KA MA BAA GBAGBE, which means “so we don’t forget”, was the outcome of a discussion between late Emeritus Professor J.F Ade-Ajayi, then Chairman of Jadeas Trust, an educational and Cultural Foundation with a Global African focus, and late Chief Bola Ige. They both agreed it was a laudable idea and so the first edition/exhibition was produced by Jadeas Trust across the South West Region of Nigeria – with a launch event held on January 25, 2003 at the Cultural Centre, Ibadan, Oyo State. It had in attendance the then Alaafin of Oyo and the late Ooni of Ife.
Twenty years later, the second edition/exhibition is being held at the National Museum of Unity, Ibadan Oyo State on Saturday 18th February 2023, and Monday 20th February 2023. This year’s edition of KA MA BAA GBAGBE is being organized by Jadeas Trust in partnership with OMEP Nigeria, National Museum, and Tunde Ogunlade Arts and Culture Connexions.
OMEP (Organisation Modiale Pour l’Education Prescolaire) in English is World Organization for Early Childhood Education. OMEP is an international non-governmental organisation that focuses on the world’s children ages 0-8 years. Its objective is to ensure the education, health, nurturing, and general well-being of small children from birth to age eight. OMEP was formed in 1948 after Lady Allen of Hurtwood, a Briton, and Mrs. Alvan Myrdal of Sweden in 1946 led like-minded collaborators to draft plans for a world organisation that would exclusively promote the well-being, rights, and education of small children and preschool education. OMEP cooperates with other international organizations with similar aims.
Chief. (Mrs) Christie Ade-Ajayi was part of the pioneering group, mostly women who pushed for the establishment of an OMEP affiliate in Nigeria. Thus Nigeria was finally recognized as a full member of OMEP International at the 17th World Congress of the organization held in Geneva Switzerland in August 1983 and this led to the formation of the Nigerian Chapter of OMEP as well as the Oyo State Chapter in 1983. Mrs. Christie Ade-Ajayi thus became the first national Vice President of OMEP in 1983 and served for 10 years. She was also the first president of the Oyo State Chapter of OMEP which she served for several years.

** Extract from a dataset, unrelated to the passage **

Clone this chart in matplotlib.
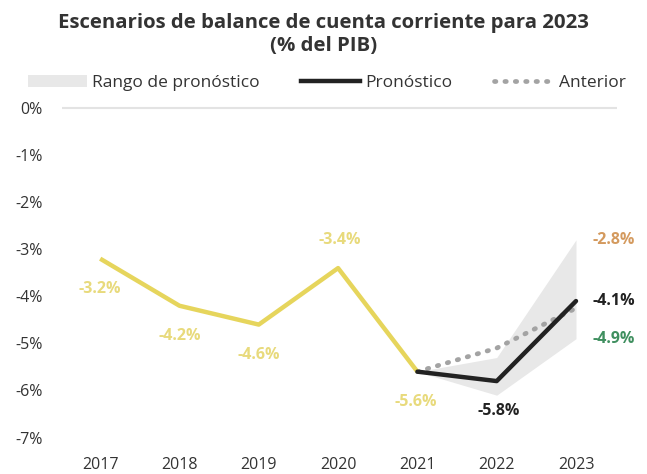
import matplotlib.pyplot as plt
from matplotlib.patches import Patch
from matplotlib.lines import Line2D

plt.rcParams['font.family'] = ['Open Sans', 'DejaVu Sans']

# historical data
years_hist = [2017, 2018, 2019, 2020, 2021]
hist = [-3.2, -4.2, -4.6, -3.4, -5.6]

# forecast
years_fc = [2021, 2022, 2023]
forecast = [-5.6, -5.8, -4.1]
previous = [-5.6, -5.1, -4.25]
range_low = [-5.6, -6.1, -4.9]
range_high = [-5.6, -5.3, -2.8]

years = [2017, 2018, 2019, 2020, 2021, 2022, 2023]

yellow = '#E6D55C'
yellow_txt = '#E8DA7C'
black = '#222222'

fig = plt.figure(figsize=(6.47, 4.74), dpi=100)
ax = fig.add_axes([0.096, 0.057, 0.858, 0.725])

ax.fill_between(years_fc, range_low, range_high, color='#E8E8E8', lw=0, zorder=1)
ax.axhline(0, color='#E3E3E3', lw=1.5, zorder=0)
ax.plot(years_hist, hist, color=yellow, lw=3.2, solid_capstyle='butt', zorder=3)
ax.plot(years_fc, previous, color='#A3A3A3', lw=3.4, linestyle=(0, (0.3, 1.9)),
        dash_capstyle='round', zorder=2)
ax.plot(years_fc, forecast, color=black, lw=3.2, solid_capstyle='round', zorder=4)

# value labels
fs = 11.5
ax.annotate('-3.2%', (2017, -3.2), xytext=(0, -30), textcoords='offset pixels',
            ha='center', va='center', color=yellow_txt, fontsize=fs, fontweight='bold')
ax.annotate('-4.2%', (2018, -4.2), xytext=(0, -30), textcoords='offset pixels',
            ha='center', va='center', color=yellow_txt, fontsize=fs, fontweight='bold')
ax.annotate('-4.6%', (2019, -4.6), xytext=(0, -30), textcoords='offset pixels',
            ha='center', va='center', color=yellow_txt, fontsize=fs, fontweight='bold')
ax.annotate('-3.4%', (2020, -3.4), xytext=(2, 28), textcoords='offset pixels',
            ha='center', va='center', color=yellow_txt, fontsize=fs, fontweight='bold')
ax.annotate('-5.6%', (2021, -5.6), xytext=(-2, -30), textcoords='offset pixels',
            ha='center', va='center', color=yellow_txt, fontsize=fs, fontweight='bold')
ax.annotate('-5.8%', (2022, -5.8), xytext=(2, -30), textcoords='offset pixels',
            ha='center', va='center', color=black, fontsize=fs, fontweight='bold')
ax.annotate('-4.1%', (2023, -4.1), xytext=(16, 0), textcoords='offset pixels',
            ha='left', va='center', color=black, fontsize=fs, fontweight='bold')
ax.annotate('-2.8%', (2023, -2.8), xytext=(16, 0), textcoords='offset pixels',
            ha='left', va='center', color='#D49A5E', fontsize=fs, fontweight='bold')
ax.annotate('-4.9%', (2023, -4.9), xytext=(16, 0), textcoords='offset pixels',
            ha='left', va='center', color='#3F8F5F', fontsize=fs, fontweight='bold')

ax.set_xlim(2016.52, 2023.52)
ax.set_ylim(-7.2, 0.1)
ax.set_xticks(years)
ax.set_xticklabels([str(y) for y in years], fontsize=11.5, color='#333333')
ax.set_yticks(range(-7, 1))
ax.set_yticklabels([f'{v}%' for v in range(-7, 1)], fontsize=11.5, color='#333333')
ax.tick_params(axis='both', length=0)
ax.tick_params(axis='y', pad=14)
ax.tick_params(axis='x', pad=7)
for s in ax.spines.values():
    s.set_visible(False)

fig.suptitle('Escenarios de balance de cuenta corriente para 2023\n(% del PIB)',
             x=0.5, y=0.972, fontsize=14.7, fontweight='bold', color='#333333',
             linespacing=1.15)

handles = [
    Patch(facecolor='#E8E8E8', edgecolor='none'),
    Line2D([0], [0], color=black, lw=3.2),
    Line2D([0], [0], color='#A3A3A3', lw=3.4, linestyle=(0, (0.3, 1.9)),
           dash_capstyle='round'),
]
fig.legend(handles, ['Rango de pronóstico', 'Pronóstico', 'Anterior'],
           loc='center', bbox_to_anchor=(0.505, 0.825), ncol=3, frameon=False,
           fontsize=12.5, handlelength=3.4, handletextpad=0.3, columnspacing=2.4,
           labelcolor='#333333')

fig.savefig('out.png', dpi=100)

Chief (Mrs). Christie Ade-Ajayi is a veteran early childhood educationist. Under her leadership as the Oyo State Chapter President, she facilitated the partnership of OMEP with UNICEF and IITA in grassroots development projects. These projects among others included the opening of rural daycare centers as well as a Day Care Centre for the Children of market women in the same Aleshinloye area which now houses the National Museum which coincidentally includes a Day Care Centre. OMEP also partnered with Van Leer Educational Trust to produce books in Yoruba, Igbo, and Hausa for female adult literacy classes.

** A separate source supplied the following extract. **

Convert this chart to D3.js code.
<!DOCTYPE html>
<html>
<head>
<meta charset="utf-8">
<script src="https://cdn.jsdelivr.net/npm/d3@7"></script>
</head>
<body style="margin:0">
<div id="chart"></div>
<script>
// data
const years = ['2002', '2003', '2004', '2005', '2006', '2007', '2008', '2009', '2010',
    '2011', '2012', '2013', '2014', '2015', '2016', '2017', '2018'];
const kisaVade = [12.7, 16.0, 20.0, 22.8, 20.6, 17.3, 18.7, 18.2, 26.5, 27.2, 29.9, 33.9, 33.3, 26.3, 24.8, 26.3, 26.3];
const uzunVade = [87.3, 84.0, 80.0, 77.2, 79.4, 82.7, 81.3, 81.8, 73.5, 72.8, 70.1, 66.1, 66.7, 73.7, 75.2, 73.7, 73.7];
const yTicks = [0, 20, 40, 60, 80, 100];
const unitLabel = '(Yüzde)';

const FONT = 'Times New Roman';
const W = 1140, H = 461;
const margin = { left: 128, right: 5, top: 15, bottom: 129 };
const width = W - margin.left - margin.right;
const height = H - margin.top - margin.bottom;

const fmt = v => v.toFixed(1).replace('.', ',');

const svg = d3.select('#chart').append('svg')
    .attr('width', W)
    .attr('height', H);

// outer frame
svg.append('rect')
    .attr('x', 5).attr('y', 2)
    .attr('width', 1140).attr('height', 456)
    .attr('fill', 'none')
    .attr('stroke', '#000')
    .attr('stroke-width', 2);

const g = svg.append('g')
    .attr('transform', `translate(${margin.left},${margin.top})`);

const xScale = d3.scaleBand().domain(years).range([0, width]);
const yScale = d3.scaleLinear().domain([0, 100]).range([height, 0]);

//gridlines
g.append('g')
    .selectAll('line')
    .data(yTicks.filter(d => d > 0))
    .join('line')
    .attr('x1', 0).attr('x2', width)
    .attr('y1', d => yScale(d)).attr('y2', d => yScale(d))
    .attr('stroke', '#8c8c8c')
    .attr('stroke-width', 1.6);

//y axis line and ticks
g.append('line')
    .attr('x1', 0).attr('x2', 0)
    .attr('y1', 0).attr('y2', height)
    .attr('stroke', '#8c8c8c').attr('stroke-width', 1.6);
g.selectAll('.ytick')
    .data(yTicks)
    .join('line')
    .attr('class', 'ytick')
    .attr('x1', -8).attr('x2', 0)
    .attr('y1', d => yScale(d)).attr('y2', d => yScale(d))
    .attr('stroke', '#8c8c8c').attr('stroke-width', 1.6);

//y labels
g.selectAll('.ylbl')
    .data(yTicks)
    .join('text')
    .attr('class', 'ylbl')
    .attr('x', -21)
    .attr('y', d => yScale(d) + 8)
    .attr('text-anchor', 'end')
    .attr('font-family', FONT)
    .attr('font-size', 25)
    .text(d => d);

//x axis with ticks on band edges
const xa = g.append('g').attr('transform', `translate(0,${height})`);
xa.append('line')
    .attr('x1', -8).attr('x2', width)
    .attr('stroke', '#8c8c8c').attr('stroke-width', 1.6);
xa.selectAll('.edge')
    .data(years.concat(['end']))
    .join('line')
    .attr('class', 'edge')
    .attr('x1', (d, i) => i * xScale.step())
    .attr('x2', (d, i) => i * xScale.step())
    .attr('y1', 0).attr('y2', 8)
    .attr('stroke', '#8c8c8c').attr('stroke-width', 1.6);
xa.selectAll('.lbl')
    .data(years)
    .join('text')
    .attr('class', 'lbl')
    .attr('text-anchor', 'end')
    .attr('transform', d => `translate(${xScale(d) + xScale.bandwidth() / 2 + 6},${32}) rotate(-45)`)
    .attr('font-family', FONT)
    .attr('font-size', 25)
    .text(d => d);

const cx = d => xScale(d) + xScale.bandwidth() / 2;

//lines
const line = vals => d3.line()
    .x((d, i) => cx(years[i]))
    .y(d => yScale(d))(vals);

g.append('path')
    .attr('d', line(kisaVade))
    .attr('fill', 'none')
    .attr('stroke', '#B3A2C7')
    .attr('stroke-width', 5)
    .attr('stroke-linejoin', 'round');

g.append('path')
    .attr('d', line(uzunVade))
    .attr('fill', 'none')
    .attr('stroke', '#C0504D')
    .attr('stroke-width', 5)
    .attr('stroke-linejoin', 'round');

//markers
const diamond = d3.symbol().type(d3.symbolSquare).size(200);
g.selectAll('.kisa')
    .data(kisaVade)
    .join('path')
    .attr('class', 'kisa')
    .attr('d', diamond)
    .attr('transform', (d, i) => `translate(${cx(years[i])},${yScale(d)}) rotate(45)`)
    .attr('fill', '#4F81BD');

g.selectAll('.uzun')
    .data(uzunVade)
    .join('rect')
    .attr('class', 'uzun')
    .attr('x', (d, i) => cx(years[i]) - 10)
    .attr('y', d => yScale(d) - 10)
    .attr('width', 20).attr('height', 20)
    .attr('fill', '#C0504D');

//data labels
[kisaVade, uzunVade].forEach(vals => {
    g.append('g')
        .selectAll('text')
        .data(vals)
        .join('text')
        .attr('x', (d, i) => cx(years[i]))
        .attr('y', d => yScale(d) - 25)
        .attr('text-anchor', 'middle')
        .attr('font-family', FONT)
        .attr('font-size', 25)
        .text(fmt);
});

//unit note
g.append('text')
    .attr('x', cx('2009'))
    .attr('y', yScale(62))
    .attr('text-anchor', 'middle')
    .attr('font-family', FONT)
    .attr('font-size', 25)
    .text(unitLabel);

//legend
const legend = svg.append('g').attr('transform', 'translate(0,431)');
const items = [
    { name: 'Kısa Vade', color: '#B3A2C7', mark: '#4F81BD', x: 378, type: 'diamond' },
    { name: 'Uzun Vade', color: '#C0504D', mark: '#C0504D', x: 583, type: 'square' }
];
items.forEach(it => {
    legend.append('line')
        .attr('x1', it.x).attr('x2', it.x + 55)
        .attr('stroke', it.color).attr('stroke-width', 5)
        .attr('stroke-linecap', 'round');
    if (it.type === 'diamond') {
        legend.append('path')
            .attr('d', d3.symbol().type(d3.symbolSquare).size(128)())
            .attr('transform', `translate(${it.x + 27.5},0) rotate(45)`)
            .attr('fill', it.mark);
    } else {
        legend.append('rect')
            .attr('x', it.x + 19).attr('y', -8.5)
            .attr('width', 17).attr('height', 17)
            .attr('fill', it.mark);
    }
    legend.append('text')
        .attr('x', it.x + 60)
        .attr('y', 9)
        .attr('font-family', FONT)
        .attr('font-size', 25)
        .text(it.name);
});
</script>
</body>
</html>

Mrs. Ade-Ajayi has attended several OMEP World Congresses as a Nigerian delegate and also presented papers at some of the conferences. Notable among them was the Arizona World Congress (1992) held in the United States of America. Chief Mrs. Christie Ade-Ajayi delivered a paper titled “Collaboration with other International Agencies in Community Development Programs – The Nigerian Experience”. She said, perhaps OMEP’s greatest achievement in its formative years in the South Western part of the country was to convince the University of Ibadan to establish a certificate course in its Faculty of Education for nursery school teachers. This was in 1991 (a year before the World Congress in 1992).

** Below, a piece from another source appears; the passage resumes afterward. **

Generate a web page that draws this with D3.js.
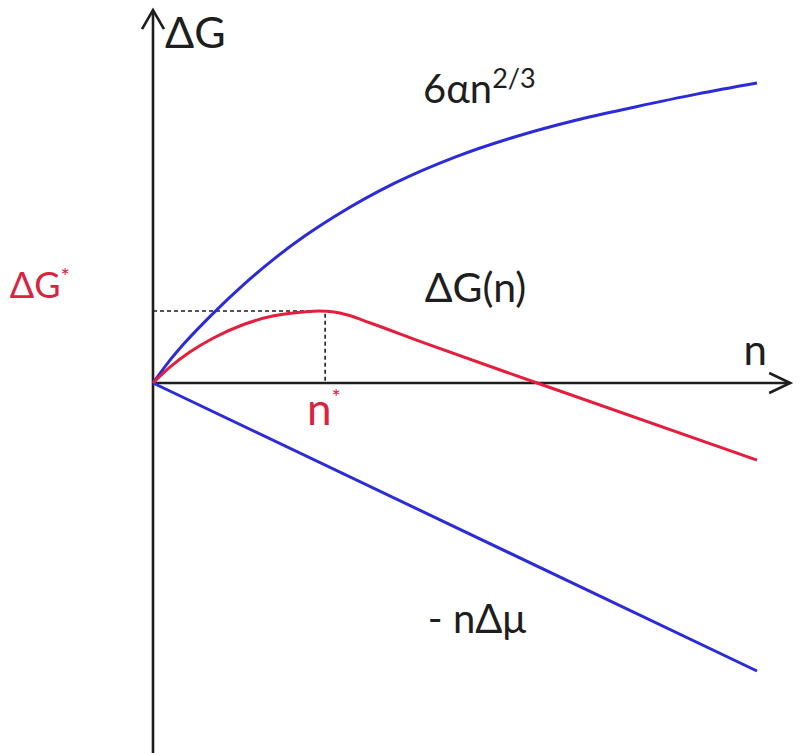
<!DOCTYPE html>
<html>
<head>
<meta charset="utf-8">
<script src="https://cdn.jsdelivr.net/npm/d3@7"></script>
<style>
  html, body { margin: 0; padding: 0; background: #fff; }
  svg text { font-family: Lato, "Open Sans", sans-serif; }
</style>
</head>
<body>
<div id="chart-container"></div>
<script>
// surface term 6*alpha*n^(2/3)
var surfaceN = [0, 0.25, 0.5, 1, 1.5, 2, 2.5, 3, 4, 5, 6, 7, 8, 9, 10];
var surfaceG = [0, 0.68, 1.28, 2.33, 3.28, 4.13, 4.88, 5.54, 6.66, 7.53, 8.21, 8.76, 9.21, 9.63, 10];

// total free energy DeltaG(n)
var totalN = [0, 0.3, 0.61, 1.0, 1.5, 2.0, 2.5, 2.75, 3.0, 3.25, 3.6, 4.5, 6.36, 10];
var totalG = [0, 0.56, 1.03, 1.5, 1.95, 2.24, 2.37, 2.4, 2.37, 2.25, 2.0, 1.33, 0, -2.57];

// bulk term -n*DeltaMu
var bulkN = [0, 10];
var bulkG = [0, -9.6];

// critical nucleus
var nStar = 2.85;
var gStar = 2.4;

// axis extents (data units)
var xAxisEnd = 10.55;
var yAxisTop = 12.43;
var yAxisBottom = -12.4;

var width = 800;
var height = 753;

var blue = "#2b2bd8";
var red = "#e41e3c";
var redText = "#d8243f";
var ink = "#1e1e1e";

var x = d3.scaleLinear().domain([0, 10]).range([153, 757]);
var y = d3.scaleLinear().domain([0, 10]).range([383, 83]);

var svg = d3.select("#chart-container")
    .append("svg")
    .attr("width", width)
    .attr("height", height);

function zip(a, b) {
    return a.map(function(v, i) { return [v, b[i]]; });
}

var line = d3.line()
    .x(function(d) { return x(d[0]); })
    .y(function(d) { return y(d[1]); })
    .curve(d3.curveMonotoneX);

//dashed guides to the maximum
svg.append("path")
    .attr("d", "M" + x(0) + "," + y(gStar) + "H" + x(nStar) + "V" + y(0))
    .attr("fill", "none")
    .attr("stroke", ink)
    .attr("stroke-width", 1.6)
    .attr("stroke-dasharray", "4,3");

//axes
svg.append("line")
    .attr("x1", x(0)).attr("y1", y(yAxisBottom))
    .attr("x2", x(0)).attr("y2", y(yAxisTop))
    .attr("stroke", ink).attr("stroke-width", 2.6);
svg.append("line")
    .attr("x1", x(0)).attr("y1", y(0))
    .attr("x2", x(xAxisEnd)).attr("y2", y(0))
    .attr("stroke", ink).attr("stroke-width", 2.6);

//arrow heads (open chevrons)
var tipY = [x(0), y(yAxisTop)];
svg.append("path")
    .attr("d", "M" + (tipY[0] - 11) + "," + (tipY[1] + 19) + "L" + tipY[0] + "," + tipY[1] + "L" + (tipY[0] + 11) + "," + (tipY[1] + 19))
    .attr("fill", "none").attr("stroke", ink).attr("stroke-width", 2.6);
var tipX = [x(xAxisEnd), y(0)];
svg.append("path")
    .attr("d", "M" + (tipX[0] - 21) + "," + (tipX[1] - 10) + "L" + tipX[0] + "," + tipX[1] + "L" + (tipX[0] - 21) + "," + (tipX[1] + 10))
    .attr("fill", "none").attr("stroke", ink).attr("stroke-width", 2.6);

//curves
svg.append("path")
    .attr("d", line(zip(bulkN, bulkG)))
    .attr("fill", "none").attr("stroke", blue).attr("stroke-width", 3);
svg.append("path")
    .attr("d", line(zip(surfaceN, surfaceG)))
    .attr("fill", "none").attr("stroke", blue).attr("stroke-width", 3);
svg.append("path")
    .attr("d", line(zip(totalN, totalG)))
    .attr("fill", "none").attr("stroke", red).attr("stroke-width", 3);

//labels
function label(n, g, size, color, anchor) {
    return svg.append("text")
        .attr("x", x(n))
        .attr("y", y(g))
        .attr("text-anchor", anchor || "start")
        .style("font-size", size + "px")
        .style("fill", color);
}

label(0.2, 11.17, 43, ink).text("ΔG");

var surf = label(4.47, 9.33, 40, ink);
surf.append("tspan").text("6αn");
surf.append("tspan").attr("dy", -15).style("font-size", "27px").text("2/3");

label(4.5, 2.7, 41, ink).text("ΔG(n)");
label(4.55, -8.33, 40, ink).text("- nΔμ");
label(9.97, 0.6, 42, ink, "middle").text("n");

var gs = label(-2.37, 2.83, 36, redText);
gs.append("tspan").text("ΔG");
gs.append("tspan").attr("dy", -14).style("font-size", "22px").text("*");

var ns = label(2.55, -1.4, 44, redText);
ns.append("tspan").text("n");
ns.append("tspan").attr("dy", -20).style("font-size", "22px").text("*");
</script>
</body>
</html>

According to her, “this is a major landmark in the history of OMEP Nigeria especially since the old teacher training colleges are no more except for the Nigerian Certificate in Education – NCE”. It is officially known as “The Certificate Course in Early Childhood Education”. It trains nursery and primary school proprietors and their teachers over two long vacations. Remarkably, the program still runs to date at the University of Ibadan.
It may be said that perhaps one reason why Mrs. Ade-Ajayi came to be referred to as the “Mother of OMEP” because since 1983, she has attended most of the Congress or Council meetings of the global organisation and in 2003, at the World Congress in Turkey, she received the Distinguished Lifetime Award of the OMEP World Council. Her baby, Oyo OMEP organizes an annual workshop for the proprietors and teachers of nursery and primary schools in the state.
The most visible aspect of the Oyo State Chapter activities was the annual celebration of OMEP Children’s Day. The first edition was held in 1984 under Mrs. Ade-Ajayi’s presidency. The usual pattern of the celebration was the gathering of notables in the state which included the wife of the current state governor. There would be hundreds of school children who, at the direction of their proprietresses would stage a march past and then perform all sorts of games and demonstrations for the guests and onlookers. Speeches were delivered and there was always good media coverage.
Some of the organisations which usually joined with OMEP in staging these annual rallies were UNICEF, Better Life for Rural Women, the Boys Brigade, WAI Brigade, Girls Guild, Local Government Councils and Media outfits.
The partnership between Jadeas Trust, OMEP and the National Museum of Unity at Aleshinloye led to an impactful launch event for the KA MA BAA GBAGBE EXHIBITION. Children and teenagers from OMEP Schools and various Secondary schools came together to enjoy a fun interactive experience as they learned about the rich culture, heritage, and tradition of the Yoruba race – So we do not forget!